• _Your task_
Skipping all pictures, set down the lines of the listing from the first through the one with "from matplotlib.ticker import MultipleLocator".

• _Data shown_
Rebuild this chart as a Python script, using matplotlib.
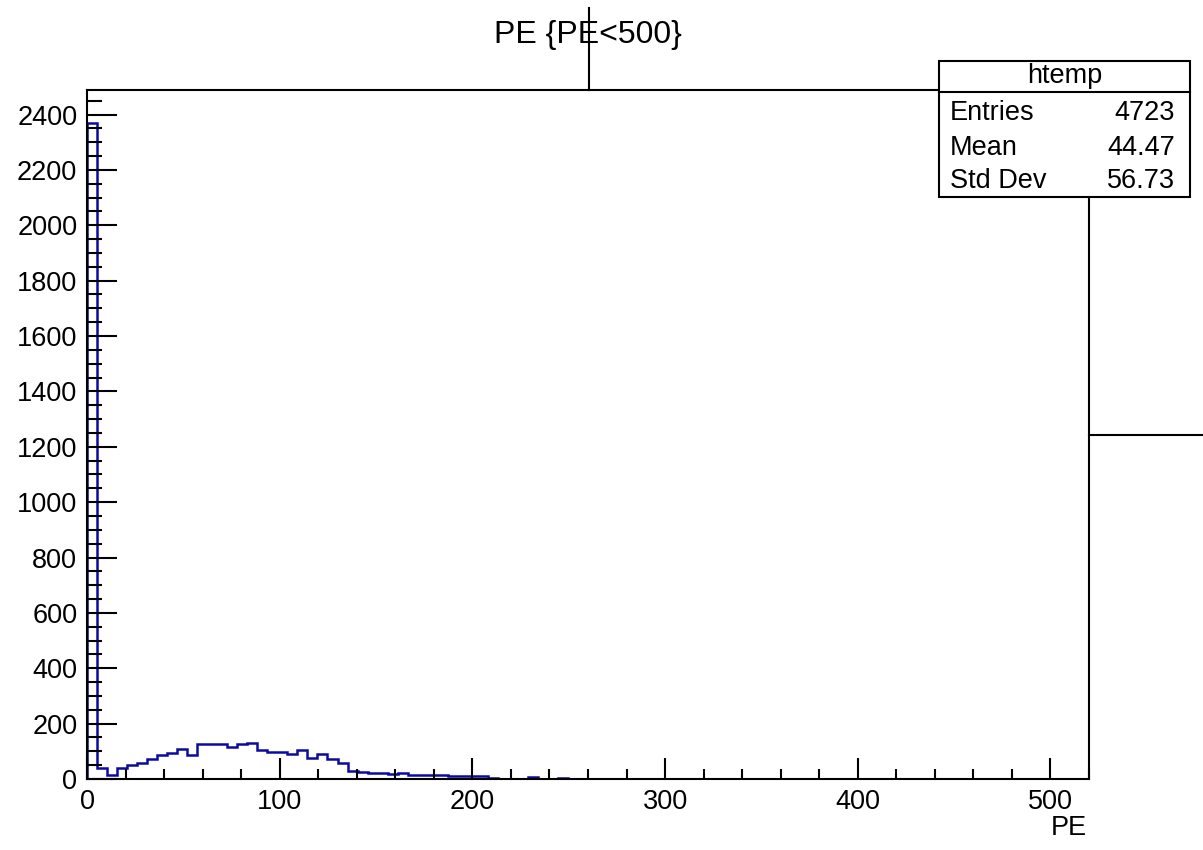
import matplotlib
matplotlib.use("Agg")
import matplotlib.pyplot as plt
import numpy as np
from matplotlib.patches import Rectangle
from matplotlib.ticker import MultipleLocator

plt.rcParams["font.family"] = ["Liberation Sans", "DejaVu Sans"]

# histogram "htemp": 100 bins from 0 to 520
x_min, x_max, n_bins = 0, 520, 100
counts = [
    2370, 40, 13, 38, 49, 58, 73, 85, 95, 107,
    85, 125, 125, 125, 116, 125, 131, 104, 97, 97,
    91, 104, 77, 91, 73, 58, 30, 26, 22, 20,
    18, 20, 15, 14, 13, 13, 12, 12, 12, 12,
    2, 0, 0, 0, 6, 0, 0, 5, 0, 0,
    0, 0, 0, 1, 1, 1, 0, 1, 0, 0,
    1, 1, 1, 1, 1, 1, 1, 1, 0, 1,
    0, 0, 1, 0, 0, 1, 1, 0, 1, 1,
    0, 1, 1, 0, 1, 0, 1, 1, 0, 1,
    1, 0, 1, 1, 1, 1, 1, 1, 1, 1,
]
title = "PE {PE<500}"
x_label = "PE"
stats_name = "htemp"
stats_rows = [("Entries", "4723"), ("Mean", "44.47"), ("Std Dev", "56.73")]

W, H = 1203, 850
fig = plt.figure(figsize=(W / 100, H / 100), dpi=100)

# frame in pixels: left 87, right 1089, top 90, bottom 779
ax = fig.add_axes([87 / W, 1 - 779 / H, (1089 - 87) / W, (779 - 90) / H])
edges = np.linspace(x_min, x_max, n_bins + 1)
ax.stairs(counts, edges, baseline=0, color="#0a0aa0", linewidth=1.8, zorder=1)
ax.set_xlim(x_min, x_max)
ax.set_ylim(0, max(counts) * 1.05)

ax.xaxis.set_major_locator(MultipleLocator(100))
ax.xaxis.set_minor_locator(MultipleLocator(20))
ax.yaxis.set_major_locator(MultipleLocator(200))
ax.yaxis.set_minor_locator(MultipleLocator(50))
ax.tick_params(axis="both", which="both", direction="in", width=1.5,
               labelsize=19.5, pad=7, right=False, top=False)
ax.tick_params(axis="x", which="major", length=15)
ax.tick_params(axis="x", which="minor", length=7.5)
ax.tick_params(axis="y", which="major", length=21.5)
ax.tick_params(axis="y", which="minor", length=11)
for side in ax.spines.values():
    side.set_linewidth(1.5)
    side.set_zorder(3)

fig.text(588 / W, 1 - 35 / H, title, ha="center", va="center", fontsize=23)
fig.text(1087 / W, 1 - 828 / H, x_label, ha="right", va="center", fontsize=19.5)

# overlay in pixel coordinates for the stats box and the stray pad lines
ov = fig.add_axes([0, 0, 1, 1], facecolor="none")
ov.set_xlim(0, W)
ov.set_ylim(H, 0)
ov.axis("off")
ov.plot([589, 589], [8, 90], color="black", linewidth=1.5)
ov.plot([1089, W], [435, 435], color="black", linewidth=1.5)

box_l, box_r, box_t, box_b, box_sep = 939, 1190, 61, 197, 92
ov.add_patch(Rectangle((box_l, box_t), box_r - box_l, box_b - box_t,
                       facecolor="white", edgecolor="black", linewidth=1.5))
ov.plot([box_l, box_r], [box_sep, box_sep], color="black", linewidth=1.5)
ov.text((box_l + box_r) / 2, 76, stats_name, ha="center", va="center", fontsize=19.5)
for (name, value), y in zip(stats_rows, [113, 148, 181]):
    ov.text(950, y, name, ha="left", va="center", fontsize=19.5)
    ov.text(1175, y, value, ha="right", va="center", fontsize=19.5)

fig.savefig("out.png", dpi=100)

• _Exercise solution_
Rebuild this chart as a Python script, using matplotlib.
import matplotlib
matplotlib.use("Agg")
import matplotlib.pyplot as plt
import numpy as np
from matplotlib.patches import Rectangle
from matplotlib.ticker import MultipleLocator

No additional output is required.